Building Success in 2011

By Autonetics — In News — January 3, 2011

03

Jan
2011

In today’s economy, robots are exactly what the doctor ordered to improve the health of the economy and keep jobs at home. Fear of displacement from robotics and automation is misplaced in today’s global marketplace.

What should really give workers pause is when their companies won’t use robots and other automated technologies to become stronger global competitors.

Take for example Marlin Steel Wire, a small business on the U.S. East Coast. They epitomize any company with a global imprint. They export. They win business in Singapore and China. They compete against big companies in low-wage countries and win. They do it with robots but they put people first.

Now look at a big company like Harley-Davidson. They use robots to cut costs and improve quality. Workers are their best assets, and robots and automation free their people to add more value with ideas and innovation (same as Marlin).

Any country and any industry can apply the same approach: put people first and compete on the basis of innovation¹.

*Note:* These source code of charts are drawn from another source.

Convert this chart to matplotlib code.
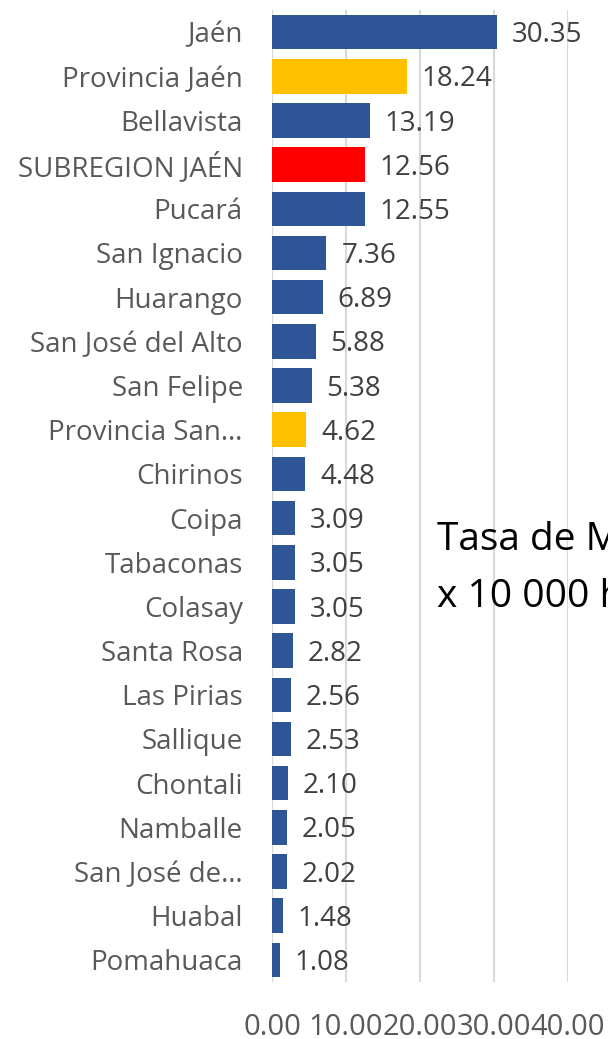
import numpy as np
import matplotlib.pyplot as plt

# data
distritos = ['Jaén', 'Provincia Jaén', 'Bellavista', 'SUBREGION JAÉN', 'Pucará',
             'San Ignacio', 'Huarango', 'San José del Alto', 'San Felipe',
             'Provincia San…', 'Chirinos', 'Coipa', 'Tabaconas', 'Colasay',
             'Santa Rosa', 'Las Pirias', 'Sallique', 'Chontali', 'Namballe',
             'San José de…', 'Huabal', 'Pomahuaca']
tasas = [30.35, 18.24, 13.19, 12.56, 12.55, 7.36, 6.89, 5.88, 5.38, 4.62, 4.48,
         3.09, 3.05, 3.05, 2.82, 2.56, 2.53, 2.10, 2.05, 2.02, 1.48, 1.08]
tipo = ['d', 'p', 'd', 's', 'd', 'd', 'd', 'd', 'd', 'p', 'd',
        'd', 'd', 'd', 'd', 'd', 'd', 'd', 'd', 'd', 'd', 'd']
ticks = [0, 10, 20, 30, 40]

colores = {'d': '#2F5597', 'p': '#FFC000', 's': '#FF0000'}
plt.rcParams['font.family'] = ['Open Sans', 'DejaVu Sans']

fig = plt.figure(figsize=(6.08, 10.39), dpi=100)
ax = fig.add_axes([272/608, 1 - 982/1039, (568-272)/608, 972/1039])

y = np.arange(len(distritos))
ax.barh(y, tasas, height=0.78, color=[colores[t] for t in tipo], zorder=3)
for yi, v in zip(y, tasas):
    ax.text(v + 2.0, yi + 0.07, f'{v:.2f}', va='center', ha='left', fontsize=20,
            color='#404040', zorder=4)

ax.set_ylim(len(distritos) - 0.5, -0.5)
ax.set_xlim(0, 40)
ax.set_yticks(y)
ax.set_yticklabels(distritos, fontsize=20, color='#595959')
ax.set_xticks(ticks)
ax.set_xticklabels([f'{t:.2f}' for t in ticks], fontsize=21, color='#595959')
ax.tick_params(axis='both', length=0)
ax.tick_params(axis='y', pad=21)
ax.tick_params(axis='x', pad=22)
ax.xaxis.grid(True, color='#d9d9d9', linewidth=1.5, zorder=0)
for s in ax.spines.values():
    s.set_visible(False)
ax.axvline(0, color='#d9d9d9', linewidth=1.5, zorder=1)

fig.text(437/608, 1 - 550/1039, 'Tasa de Mortalidad', fontsize=28, color='black',
         va='baseline', ha='left')
fig.text(437/608, 1 - 607/1039, 'x 10 000 hab.', fontsize=28, color='black',
         va='baseline', ha='left')

fig.savefig('out.png', dpi=100)
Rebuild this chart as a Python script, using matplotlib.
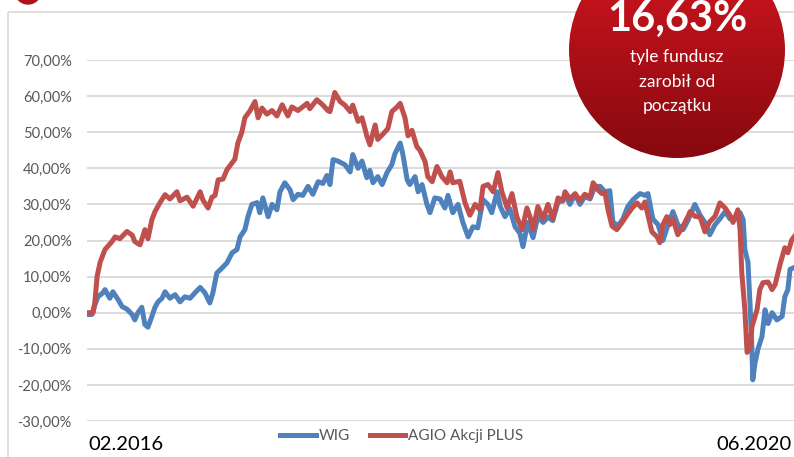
import matplotlib
matplotlib.use("Agg")
import matplotlib.pyplot as plt
import numpy as np
import pandas as pd
from matplotlib.patches import Circle, Rectangle
from matplotlib.ticker import FuncFormatter

plt.rcParams['font.family'] = ['Lato', 'DejaVu Sans']

# days since 01.02.2016 and cumulative return in %
agio_days = [0, 14, 18, 23, 30, 41, 57, 64, 75, 91, 103, 109, 121, 132, 139, 148, 155, 166, 178, 189,
             205, 212, 228, 242, 258, 264, 276, 285, 292, 299, 310, 319, 331, 337, 344, 353, 360, 372, 383, 390,
             399, 410, 422, 433, 445, 458, 467, 481, 502, 508, 524, 538, 549, 554, 565, 577, 588, 600, 606, 618,
             627, 638, 645, 657, 663, 675, 686, 695, 707, 714, 725, 732, 741, 752, 759, 771, 777, 787, 798, 809,
             821, 828, 834, 850, 862, 873, 885, 896, 903, 914, 926, 937, 946, 958, 969, 980, 992, 1003, 1010, 1017,
             1028, 1040, 1051, 1062, 1074, 1085, 1090, 1101, 1113, 1124, 1135, 1147, 1154, 1165, 1174, 1181, 1188, 1197, 1208, 1220,
             1231, 1243, 1254, 1265, 1272, 1279, 1288, 1300, 1306, 1313, 1322, 1329, 1336, 1347, 1359, 1370, 1375, 1386, 1398, 1409,
             1420, 1432, 1443, 1455, 1466, 1473, 1484, 1489, 1493, 1500, 1505, 1512, 1516, 1528, 1534, 1541, 1553, 1562, 1569, 1580,
             1591, 1598, 1607, 1612]
agio_vals = [0, 0, 3, 10, 14, 17.5, 19.7, 21, 20.5, 22.5, 21.5, 19.7, 18.8, 23, 20.5, 25.8, 28, 30.4, 32.7, 31.5,
             33.5, 31, 32, 29.5, 33.5, 31.3, 29, 32, 32.5, 36.8, 37, 39.6, 41.5, 42.5, 47, 50, 54, 56, 58.5, 54,
             56.7, 55, 56, 54.5, 57.6, 54.5, 57, 56, 58, 56.5, 59, 57.5, 56, 55.7, 61, 58.5, 57.5, 55.7, 57.5, 53,
             54, 49, 46.5, 52, 48, 49.5, 51, 55.7, 57, 58, 54, 49, 50.5, 46, 45, 41.8, 37.7, 36.3, 40.5, 37.7,
             36, 39, 36, 36.4, 30.4, 27, 30, 28.5, 35, 35.5, 33.5, 38.8, 33.5, 29, 33, 26.6, 23, 29, 26.6, 23,
             29.4, 26, 30, 26, 31.8, 31, 33.5, 31.5, 33, 31, 32.8, 32, 36, 34, 33, 33.3, 28.5, 24, 23, 25,
             27, 29, 30.4, 29, 30.7, 27, 22.4, 21, 19.4, 24.4, 26.6, 24.4, 26, 21.6, 24, 26.6, 28, 26.7, 26.5, 22.4,
             25.2, 26.7, 30.4, 29, 27, 25, 28.5, 23, 11, 0.8, -11, -9.5, -4, 1, 6.4, 8.3, 8.5, 6.4, 7.8, 13.3,
             18, 16.6, 20.2, 21]

wig_days = [0, 11, 18, 25, 36, 41, 52, 59, 71, 80, 91, 103, 109, 116, 125, 132, 139, 148, 155, 162,
            171, 178, 189, 201, 212, 223, 235, 246, 258, 269, 280, 287, 296, 308, 319, 331, 342, 349, 360, 367,
            376, 388, 394, 401, 413, 422, 433, 440, 451, 463, 470, 481, 492, 504, 515, 527, 538, 547, 554, 561,
            572, 588, 600, 606, 618, 627, 638, 645, 652, 663, 673, 684, 695, 702, 714, 720, 730, 736, 748, 755,
            764, 775, 782, 793, 805, 816, 823, 834, 846, 857, 869, 880, 891, 903, 914, 923, 935, 942, 953, 964,
            976, 987, 994, 1005, 1017, 1028, 1040, 1051, 1062, 1074, 1085, 1090, 1101, 1113, 1124, 1135, 1147, 1158, 1170, 1181,
            1192, 1199, 1211, 1222, 1233, 1245, 1261, 1272, 1279, 1290, 1302, 1313, 1325, 1336, 1347, 1359, 1370, 1375, 1386, 1398,
            1409, 1420, 1432, 1443, 1455, 1466, 1477, 1489, 1496, 1500, 1507, 1512, 1516, 1518, 1523, 1530, 1539, 1546, 1553, 1562,
            1573, 1585, 1591, 1598, 1603, 1612]
wig_vals = [-0.5, -0.5, 2.2, 4.4, 5.5, 6.4, 4, 5.8, 3.6, 1.7, 1, -0.5, -2, 0, 1.5, -3.3, -4, -1, 1.5, 3,
            4, 5.8, 4, 5, 3, 4.4, 4, 5.5, 7, 5.5, 2.7, 5.5, 11, 12.4, 13.8, 16.6, 17.5, 21, 23, 26.6,
            30, 30.5, 27.7, 31.8, 26.6, 30, 28.5, 33.5, 36, 34, 31.3, 32.8, 32.5, 35, 32.8, 36.3, 35.8, 38, 35.5, 42.4,
            42, 41, 39, 43.8, 40, 42, 37.4, 39.4, 36, 37.7, 35.5, 38.8, 41, 44, 47, 44, 36.8, 35.5, 37.7, 33.5,
            35.5, 30, 27.7, 31.8, 31.5, 29, 32.5, 27.7, 30, 25, 21, 23.8, 23.5, 31.3, 30, 27.7, 33.5, 29.5, 26.6, 28.8,
            23.8, 22, 18.3, 25, 20.8, 26.6, 25, 26.5, 25.5, 30.7, 31, 33, 30, 32.8, 30, 32.2, 31.5, 35, 35, 33.5,
            33.8, 25.2, 24, 26, 29.4, 31.3, 33, 32.5, 33, 26, 24.4, 20, 24.4, 28, 24.4, 23, 25.5, 27, 30, 27,
            25, 21.6, 24.4, 26, 28, 26, 25.8, 27.7, 25.8, 17.5, 14, 1.7, -10, -18.6, -14, -10, -6.6, 0.8, -3, 0,
            -2, -1, 4.4, 6.4, 12, 12.5]

start = pd.Timestamp('2016-02-01')
agio_dates = start + pd.to_timedelta(agio_days, unit='D')
wig_dates = start + pd.to_timedelta(wig_days, unit='D')

yticks = [-30, -20, -10, 0, 10, 20, 30, 40, 50, 60, 70]
series_names = ['WIG', 'AGIO Akcji PLUS']
blue = '#4f81bd'
red = '#c0504d'

W, H = 794, 457
fig = plt.figure(figsize=(W / 100, H / 100), dpi=100)

# background frame of the panel
bg = fig.add_axes([0, 0, 1, 1])
bg.set_xlim(0, W)
bg.set_ylim(H, 0)
bg.axis('off')
bg.add_patch(Rectangle((8, 12), 900, 600, fill=False, edgecolor='#d9d9d9', lw=1.2))
bg.add_patch(Circle((28, -9), 13, color='#b01018'))

ax = fig.add_axes([87 / W, 1 - 421 / H, 1 - 87 / W, (421 - 60) / H])
ax.plot(wig_dates, wig_vals, color=blue, lw=3.6, solid_joinstyle='round', label=series_names[0])
ax.plot(agio_dates, agio_vals, color=red, lw=3.6, solid_joinstyle='round', label=series_names[1])
ax.set_xlim(agio_dates[0], agio_dates[-1])
ax.set_ylim(-30, 70)
ax.set_yticks(yticks)
ax.yaxis.set_major_formatter(FuncFormatter(lambda v, p: f"{v:.2f}".replace('.', ',') + '%'))
ax.tick_params(axis='y', length=0, pad=11, labelsize=10.5, labelcolor='#595959')
ax.set_xticks([])
ax.grid(axis='y', color='#d9d9d9', lw=1.3)
ax.set_axisbelow(True)
for s in ax.spines.values():
    s.set_visible(False)
ax.patch.set_alpha(0)

leg = fig.legend(loc='center', bbox_to_anchor=(0.506, 1 - 436 / H), ncol=2, frameon=False,
                 fontsize=11, handlelength=2.3, handletextpad=0.2, columnspacing=1.3, labelcolor='#595959')
for l in leg.get_lines():
    l.set_linewidth(3.6)

fig.text(88 / W, 1 - 444 / H, '02.2016', fontsize=14.5, color='black', ha='left', va='center')
fig.text(792 / W, 1 - 444 / H, '06.2020', fontsize=14.5, color='black', ha='right', va='center')

# red bubble with gradient
ov = fig.add_axes([0, 0, 1, 1])
ov.set_xlim(0, W)
ov.set_ylim(H, 0)
ov.axis('off')
cx, cy, r = 677, 50, 108
circ = Circle((cx, cy), r, transform=ov.transData, facecolor='none', edgecolor='none')
ov.add_patch(circ)
grad = np.linspace(0, 1, 256).reshape(-1, 1)
top_c = np.array([0xd6, 0x16, 0x20]) / 255
bot_c = np.array([0x86, 0x09, 0x0f]) / 255
img = top_c[None, None, :] * (1 - grad[:, :, None]) + bot_c[None, None, :] * grad[:, :, None]
im = ov.imshow(img, extent=(cx - r, cx + r, cy + r, cy - r), aspect='auto', zorder=1)
im.set_clip_path(circ)
ov.set_xlim(0, W)
ov.set_ylim(H, 0)

ov.text(cx, 19, '16,63%', color='white', fontsize=30, fontweight='bold', ha='center', va='center', zorder=3)
ov.text(cx, 57, 'tyle fundusz', color='white', fontsize=12.5, ha='center', va='center', zorder=3)
ov.text(cx, 82, 'zarobił od', color='white', fontsize=12.5, ha='center', va='center', zorder=3)
ov.text(cx, 106, 'początku', color='white', fontsize=12.5, ha='center', va='center', zorder=3)

fig.savefig('out.png', dpi=100)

With real innovation comes the need to embrace changes ahead of the game. To be fully prepared, business partners will need to work together to identify opportunities, invest resources and create a roadmap of excellence to drive success. At Autonetics we forged some amazing partnerships in 2010, and made a commitment to work together in advancing the technology and design of automation. In the coming year we will be investing more resources enabling and supporting our development teams and strategic partnerships with companies world wide. These companies employ researchers working across a wide range of disciplines including artificial Intelligence, biomimetic robotics, computer vision, distributed sensing, decision analysis, intelligent databases and information retrieval, hybrid robotic control, manipulators, micro robotics modeling, motion planning, prototyping, next generation metrology and sensory networks.

Applications for these disciplines involve aerospace, industrial automation, automotive, biomechanics, bioscience, agriculture, energy, health care and intelligent information systems. We see such ‘embedded’ working relationships continuing strongly in 2011 and beyond, both for us and across the industry.

Soon to be released are Autonetics latest software developments for improvement to our existing measurement systems and automation using fuzzy logic control, neural networks, genetic algorithms and evolutionary model-predictive control. These breakthroughs coupled with superior hardware from our partners herald a higher level of integration, accuracy and return on investment for the New Year.